朝刊 5頁 オピニオン 写図無 (全1305字)

 行政改革会議で結論が先送りされた省庁再編案のうち、ぜひ実現してほしいものがある。橋本龍太郎首相がみずから提案した「国税庁の大蔵省からの分離」だ。この構想は、財政と金融政策を分離しないと決めた、その席で提案されたため、大蔵改革を不徹底に終わらせるわけではないという言い訳のような印象を与えた。もちろん、そんな口実にさせてはならない。

 財政と金融の分離は、不透明な裁量行政の弊害を断ち切るため、ぜひとも実現しなければならない課題である。そのことに、いささかも変わりはない。だが、それに加えて、国税庁の大蔵省からの分離も、行政の効率化や大蔵省の強大な権限の分散だけでなく、地方分権の推進という意味でも大切なことなのだ。

仮に「徴税庁」と呼ぶとして、その第一のねらいは、行政の効率化である。橋本首相は「国税と地方税の徴税事務を一元化したい」という考え方を示した。国の税金は国税庁が、地方の税金は自治体がそれぞれ集めている。国税庁を大蔵省から分離して自治体の税務部門と合体すれば、徴税事務は大幅に効率化できる。個人や企業などから税金を徴収する業務は、法律に基づいて公正に粛々とおこなわれるべき性格の仕事である。だから、国の税金も地方の税金も同じ役所が集めて、何の不都合もないはずだ。
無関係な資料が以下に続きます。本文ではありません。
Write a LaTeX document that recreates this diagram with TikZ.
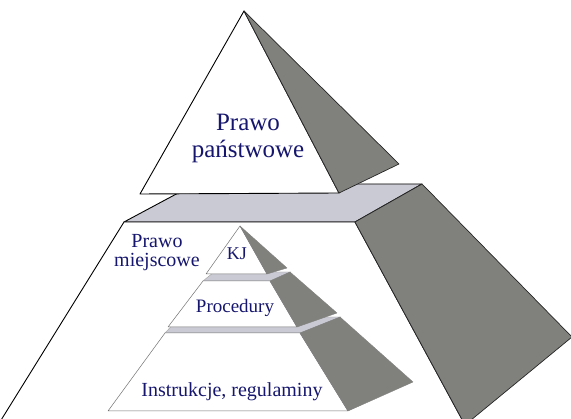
\documentclass[tikz,border=0pt]{standalone}
\usepackage{fontspec}
\setmainfont{Liberation Serif}
\newfontfamily\lblfont{Liberation Serif}
\definecolor{sidegray}{RGB}{128,128,124}
\definecolor{topgray}{RGB}{201,202,211}
\definecolor{ink}{RGB}{22,22,110}
\begin{document}
\begin{tikzpicture}[x=1pt,y=-1pt,
  front/.style={fill=white,draw=black,line width=0.9pt,line join=round},
  side/.style={fill=sidegray,draw=black!85,line width=0.7pt,line join=round},
  topface/.style={fill=topgray,draw=black,line width=0.9pt,line join=round},
  sfront/.style={fill=white,draw=black!55,line width=0.5pt,line join=round},
  sside/.style={fill=sidegray,draw=black!50,line width=0.4pt,line join=round},
  stop/.style={fill=topgray,draw=black!35,line width=0.4pt,line join=round},
  lbl/.style={text=ink,inner sep=0pt,align=center}]
\useasboundingbox (0,0) rectangle (571,419);
\clip (0,0) rectangle (571,419);
% lower frustum (local law)
\draw[topface] (124,222) -- (355,222) -- (422,184) -- (195,184) -- cycle;
\draw[front] (124,222) -- (355,222) -- (465,425) -- (-2,425) -- cycle;
\draw[side] (355,222) -- (422,184) -- (572,337) -- (465,425) -- cycle;
% top pyramid (state law)
\draw[front] (244,11) -- (140,194) -- (339,193) -- cycle;
\draw[side] (244,11) -- (399,164) -- (339,193) -- cycle;
% small pyramid: bottom tier
\draw[stop] (165,333) -- (300,333) -- (341,317) -- (180,317) -- cycle;
\draw[sfront] (165,333) -- (300,333) -- (348,411) -- (108,411) -- cycle;
\draw[sside] (300,333) -- (340,317) -- (413,382) -- (348,411) -- cycle;
% middle tier
\draw[stop] (203,281) -- (270,281) -- (291,272) -- (214,272) -- cycle;
\draw[sfront] (203,281) -- (270,281) -- (297,327) -- (168,327) -- cycle;
\draw[sside] (270,281) -- (290,272) -- (337,313) -- (297,327) -- cycle;
% top tier
\draw[sfront] (240,226) -- (267,274) -- (206,274) -- cycle;
\draw[sside] (240,226) -- (287,268) -- (267,274) -- cycle;
% labels
\node[lbl,font=\lblfont\fontsize{25}{27}\selectfont] (panstwowe) at (248,138) {Prawo\\państwowe};
\node[lbl,font=\lblfont\fontsize{20}{19}\selectfont] (miejscowe) at (157,253) {Prawo\\miejscowe};
\node[lbl,font=\lblfont\fontsize{18}{20}\selectfont,anchor=base] (kj) at (237,260) {KJ};
\node[lbl,font=\lblfont\fontsize{19}{20}\selectfont,anchor=base] (procedury) at (235,313) {Procedury};
\node[lbl,font=\lblfont\fontsize{20}{22}\selectfont,anchor=base] (instrukcje) at (232,397) {Instrukcje, regulaminy};
\end{tikzpicture}
\end{document}
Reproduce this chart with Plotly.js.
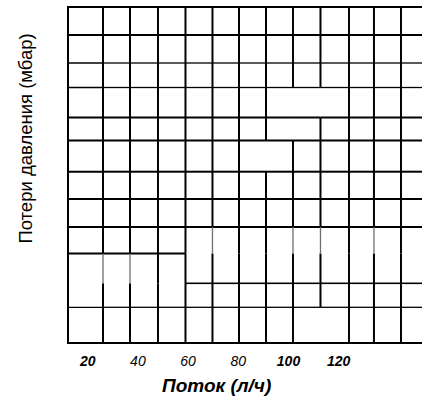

税制の仕組みを変え、自治体が独自の地方税を創設する課税の権限は、これまで通り、国(大蔵省)や各自治体に持たせればいい。税法に基づいて税金を集める業務のみを、徴税庁に任せるのである。 公的年金の保険料の徴収も併せて担当させてはどうか。社会保険庁の事務を合体するわけで、行革の実はさらに上がる。

 第二のねらいは、大蔵省の強大な権限の分散である。脱税摘発のための査察権をもつ国税庁は、「経済警察」の性格をもつ。国税庁や税務署に幹部職員を送り込んでいる大蔵省は、税務情報を知りうる立場にある。それを行政権限の行使にあたってちらつかせることがあってはならない。 そうした疑念を完全に絶つためにも、徴税部門は行政官庁から離すべきだ。

 分離した徴税庁について、自治省の機能を取り込んだ「総務省」の外局にするか、公正取引委員会のような独立性の高い行政機関にするか、二案があるという。「総務省」の下に置くのは、いわば「経済警察」の権限を大蔵官僚から自治官僚に移すだけだ。他の行政官庁との人事交流を絶ち、政治的中立性を保たせるために、徴税庁は独立性の高い組織にすべきだ。

 徴税庁を独立させる第三の意義は、地方分権の推進につなげられることだ。国と地方自治体の歳出の合計に占める地方分の割合は約三分の二あるのに、税収総額に占める地方税の割合は約三分の一に過ぎない。その差は、交付税や補助金の形で国から地方に配分されている。この仕組みが「お上」依存体質を地方に植え付けている。陳情して補助金を獲得できれば、「国のお金で」事業ができる。財政支出の無駄づかいになっている。補助金はやめ、その使いみちを地方に任せて「地方のお金」にすれば、無駄づかいは減るはずだ。交付税の配分方式も改めるべきだ。徴税庁をつくれば、そうした改革も進めやすくなるだろう。